**Exercise objective**
Your task is to output the listing word for word, with pictures excluded.

**Source material**
|---|

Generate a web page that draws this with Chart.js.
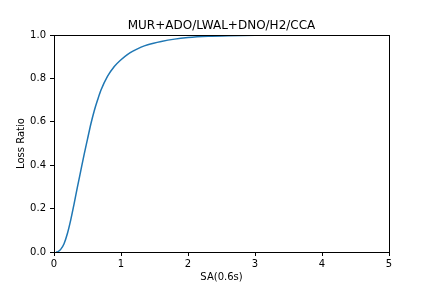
<!DOCTYPE html>
<html>
<head>
<meta charset="utf-8">
<script src="https://cdn.jsdelivr.net/npm/chart.js@4/dist/chart.umd.min.js"></script>
<style>
  html, body { margin: 0; padding: 0; background: #fff; }
  #wrap { width: 432px; height: 288px; }
</style>
</head>
<body>
<div id="wrap"><canvas id="chart" width="432" height="288"></canvas></div>
<script>
// values
const saValues = [0.03, 0.06, 0.1, 0.15, 0.2, 0.25, 0.3, 0.35, 0.4, 0.45, 0.5, 0.55, 0.6, 0.65, 0.7, 0.8, 0.9, 1.0, 1.1, 1.2, 1.3, 1.4, 1.6, 1.8, 2.0, 2.3, 2.6, 3.0, 3.5, 4.0, 4.5, 5.0];
const lossRatio = [0, 0.002, 0.012, 0.038, 0.085, 0.148, 0.222, 0.30, 0.375, 0.45, 0.52, 0.59, 0.65, 0.70, 0.745, 0.81, 0.855, 0.886, 0.911, 0.929, 0.944, 0.955, 0.97, 0.981, 0.988, 0.994, 0.997, 0.999, 1, 1, 1, 1];
const xTicks = [0, 1, 2, 3, 4, 5];
const yTicks = [0, 0.2, 0.4, 0.6, 0.8, 1.0];
const chartTitle = "MUR+ADO/LWAL+DNO/H2/CCA";

const font = "'DejaVu Sans', sans-serif";

// frame around the plot + title
const framePlugin = {
  id: "frame",
  afterDraw(chart) {
    const { ctx, chartArea: a } = chart;
    ctx.save();
    ctx.strokeStyle = "#000";
    ctx.lineWidth = 1;
    ctx.strokeRect(Math.round(a.left) + 0.5, Math.round(a.top) + 0.5, Math.round(a.right - a.left), Math.round(a.bottom - a.top));
    ctx.fillStyle = "#000";
    ctx.font = "12px " + font;
    ctx.textAlign = "center";
    ctx.textBaseline = "alphabetic";
    ctx.fillText(chartTitle, (a.left + a.right) / 2, a.top - 6);
    ctx.restore();
  },
};

new Chart(document.getElementById("chart"), {
  type: "scatter",
  data: {
    datasets: [{
      data: saValues.map((x, i) => ({ x, y: lossRatio[i] })),
      showLine: true,
      borderColor: "#1f77b4",
      borderWidth: 1.5,
      pointRadius: 0,
      cubicInterpolationMode: "monotone",
      fill: false,
    }],
  },
  options: {
    responsive: false,
    animation: false,
    layout: { padding: { left: 0, right: 43, top: 35, bottom: 0 } },
    plugins: { legend: { display: false }, tooltip: { enabled: false } },
    scales: {
      x: {
        type: "linear",
        min: 0, max: 5,
        afterBuildTicks(s) { s.ticks = xTicks.map((v) => ({ value: v })); },
        afterFit(s) { s.height = 36; },
        grid: { drawOnChartArea: false, tickLength: 4, color: "#000", tickColor: "#000" },
        border: { color: "#000" },
        ticks: { color: "#000", font: { family: font, size: 10 }, padding: 2, maxRotation: 0 },
        title: { display: true, text: "SA(0.6s)", color: "#000", font: { family: font, size: 10 }, padding: { top: 2, bottom: 5 } },
      },
      y: {
        type: "linear",
        min: 0, max: 1,
        afterBuildTicks(s) { s.ticks = yTicks.map((v) => ({ value: v })); },
        afterFit(s) { s.width = 54; },
        grid: { drawOnChartArea: false, tickLength: 4, color: "#000", tickColor: "#000" },
        border: { color: "#000" },
        ticks: { color: "#000", font: { family: font, size: 10 }, padding: 4, callback: (v) => v.toFixed(1) },
        title: { display: true, text: "Loss Ratio", color: "#000", font: { family: font, size: 10 }, padding: { top: 15, bottom: 0 } },
      },
    },
  },
  plugins: [framePlugin],
});
</script>
</body>
</html>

|---|

**Exercise solution**
Generate a web page that draws this with Chart.js.
<!DOCTYPE html>
<html>
<head>
<meta charset="utf-8">
<script src="https://cdn.jsdelivr.net/npm/chart.js@4/dist/chart.umd.min.js"></script>
<style>
  html, body { margin: 0; padding: 0; background: #fff; }
  #wrap { width: 432px; height: 288px; }
</style>
</head>
<body>
<div id="wrap"><canvas id="chart" width="432" height="288"></canvas></div>
<script>
// values
const saValues = [0.03, 0.06, 0.1, 0.15, 0.2, 0.25, 0.3, 0.35, 0.4, 0.45, 0.5, 0.55, 0.6, 0.65, 0.7, 0.8, 0.9, 1.0, 1.1, 1.2, 1.3, 1.4, 1.6, 1.8, 2.0, 2.3, 2.6, 3.0, 3.5, 4.0, 4.5, 5.0];
const lossRatio = [0, 0.002, 0.012, 0.038, 0.085, 0.148, 0.222, 0.30, 0.375, 0.45, 0.52, 0.59, 0.65, 0.70, 0.745, 0.81, 0.855, 0.886, 0.911, 0.929, 0.944, 0.955, 0.97, 0.981, 0.988, 0.994, 0.997, 0.999, 1, 1, 1, 1];
const xTicks = [0, 1, 2, 3, 4, 5];
const yTicks = [0, 0.2, 0.4, 0.6, 0.8, 1.0];
const chartTitle = "MUR+ADO/LWAL+DNO/H2/CCA";

const font = "'DejaVu Sans', sans-serif";

// frame around the plot + title
const framePlugin = {
  id: "frame",
  afterDraw(chart) {
    const { ctx, chartArea: a } = chart;
    ctx.save();
    ctx.strokeStyle = "#000";
    ctx.lineWidth = 1;
    ctx.strokeRect(Math.round(a.left) + 0.5, Math.round(a.top) + 0.5, Math.round(a.right - a.left), Math.round(a.bottom - a.top));
    ctx.fillStyle = "#000";
    ctx.font = "12px " + font;
    ctx.textAlign = "center";
    ctx.textBaseline = "alphabetic";
    ctx.fillText(chartTitle, (a.left + a.right) / 2, a.top - 6);
    ctx.restore();
  },
};

new Chart(document.getElementById("chart"), {
  type: "scatter",
  data: {
    datasets: [{
      data: saValues.map((x, i) => ({ x, y: lossRatio[i] })),
      showLine: true,
      borderColor: "#1f77b4",
      borderWidth: 1.5,
      pointRadius: 0,
      cubicInterpolationMode: "monotone",
      fill: false,
    }],
  },
  options: {
    responsive: false,
    animation: false,
    layout: { padding: { left: 0, right: 43, top: 35, bottom: 0 } },
    plugins: { legend: { display: false }, tooltip: { enabled: false } },
    scales: {
      x: {
        type: "linear",
        min: 0, max: 5,
        afterBuildTicks(s) { s.ticks = xTicks.map((v) => ({ value: v })); },
        afterFit(s) { s.height = 36; },
        grid: { drawOnChartArea: false, tickLength: 4, color: "#000", tickColor: "#000" },
        border: { color: "#000" },
        ticks: { color: "#000", font: { family: font, size: 10 }, padding: 2, maxRotation: 0 },
        title: { display: true, text: "SA(0.6s)", color: "#000", font: { family: font, size: 10 }, padding: { top: 2, bottom: 5 } },
      },
      y: {
        type: "linear",
        min: 0, max: 1,
        afterBuildTicks(s) { s.ticks = yTicks.map((v) => ({ value: v })); },
        afterFit(s) { s.width = 54; },
        grid: { drawOnChartArea: false, tickLength: 4, color: "#000", tickColor: "#000" },
        border: { color: "#000" },
        ticks: { color: "#000", font: { family: font, size: 10 }, padding: 4, callback: (v) => v.toFixed(1) },
        title: { display: true, text: "Loss Ratio", color: "#000", font: { family: font, size: 10 }, padding: { top: 15, bottom: 0 } },
      },
    },
  },
  plugins: [framePlugin],
});
</script>
</body>
</html>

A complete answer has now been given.